The flow of diaspora money is facilitated by certified global service providers. There are 66 service providers working with 18 private and state banks, according to data from the National Bank of Ethiopia.
But many Ethiopians receive remittances through irregular channels, endangering their chances of ever getting the money.
Mekonnen Taye, 34, whose family lives on remittances sent from two of his brothers who migrated to South Africa, has already received his money this year.
"They sometimes send the money through people coming back home," he said. "In most cases, we receive it from individuals acting like banks."
Abebe Tsegaye, a lecturer at Addis Ababa University, said on Friday: "Many people are forced to use irregular means to send remittances."
"The irregular channels have many disadvantages. The money can disappear somewhere in the middle, or it may be delayed," he said.
"Some choose to send money via irregular channels because the fixed exchange rate is always a bit lower than the black market value," he added.

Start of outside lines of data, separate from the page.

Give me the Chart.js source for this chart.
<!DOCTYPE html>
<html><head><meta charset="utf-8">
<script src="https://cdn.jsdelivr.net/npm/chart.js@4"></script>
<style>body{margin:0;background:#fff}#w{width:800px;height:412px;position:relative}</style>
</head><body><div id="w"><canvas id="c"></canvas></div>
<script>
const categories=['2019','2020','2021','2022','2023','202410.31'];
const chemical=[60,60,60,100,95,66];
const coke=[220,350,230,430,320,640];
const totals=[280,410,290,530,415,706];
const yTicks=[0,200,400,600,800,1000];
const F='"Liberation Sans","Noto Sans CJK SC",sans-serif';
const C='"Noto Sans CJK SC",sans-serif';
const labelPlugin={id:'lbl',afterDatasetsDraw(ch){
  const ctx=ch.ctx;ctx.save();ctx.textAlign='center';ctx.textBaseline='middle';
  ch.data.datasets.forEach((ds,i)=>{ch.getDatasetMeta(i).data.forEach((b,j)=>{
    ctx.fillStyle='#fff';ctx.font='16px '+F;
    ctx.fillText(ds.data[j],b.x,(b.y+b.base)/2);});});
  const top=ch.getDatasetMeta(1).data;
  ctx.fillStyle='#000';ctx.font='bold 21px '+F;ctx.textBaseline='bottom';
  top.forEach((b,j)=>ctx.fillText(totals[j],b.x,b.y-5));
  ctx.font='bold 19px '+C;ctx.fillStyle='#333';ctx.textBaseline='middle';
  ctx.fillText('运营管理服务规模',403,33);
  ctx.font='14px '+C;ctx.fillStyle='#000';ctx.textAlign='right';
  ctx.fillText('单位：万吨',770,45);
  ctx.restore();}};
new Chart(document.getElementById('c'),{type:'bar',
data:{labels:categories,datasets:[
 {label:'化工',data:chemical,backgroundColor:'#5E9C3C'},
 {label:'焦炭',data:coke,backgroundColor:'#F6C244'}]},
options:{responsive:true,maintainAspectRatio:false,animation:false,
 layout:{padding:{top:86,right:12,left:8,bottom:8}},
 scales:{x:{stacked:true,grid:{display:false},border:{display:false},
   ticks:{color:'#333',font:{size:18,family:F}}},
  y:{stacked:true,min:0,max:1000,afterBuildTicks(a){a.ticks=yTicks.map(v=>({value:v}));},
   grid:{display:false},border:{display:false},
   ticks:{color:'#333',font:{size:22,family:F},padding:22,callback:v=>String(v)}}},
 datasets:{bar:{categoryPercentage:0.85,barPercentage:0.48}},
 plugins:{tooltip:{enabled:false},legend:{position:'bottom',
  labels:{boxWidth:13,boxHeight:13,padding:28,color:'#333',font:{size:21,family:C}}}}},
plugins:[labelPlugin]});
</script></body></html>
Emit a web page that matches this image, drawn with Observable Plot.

Abebe said social obligations to support the family have contributed to the growth of remittances. "Economic conditions outside of Ethiopia have also permitted Ethiopians abroad to send more," he added.
According to Tewolde, diaspora population has a massive investment in Ethiopia.
Tewolde credited "effective" government policies as encouraging the growth in remittances.
"The Ethiopian economy is growing at 11 percent per year, making it one of the world's fastest growing economies in the world," he said.
"This has motivated the Ethiopian diaspora to invest at home and to transfer knowledge and skills," he said.
"Remittances support the development activities of the country," Tewolde said.
Ethiopia is building infrastructure like roads, railways, power plants and factories.
According to the World Bank, Ethiopia's remittances will increase a further 50 percent over the next three years, the spokesman said.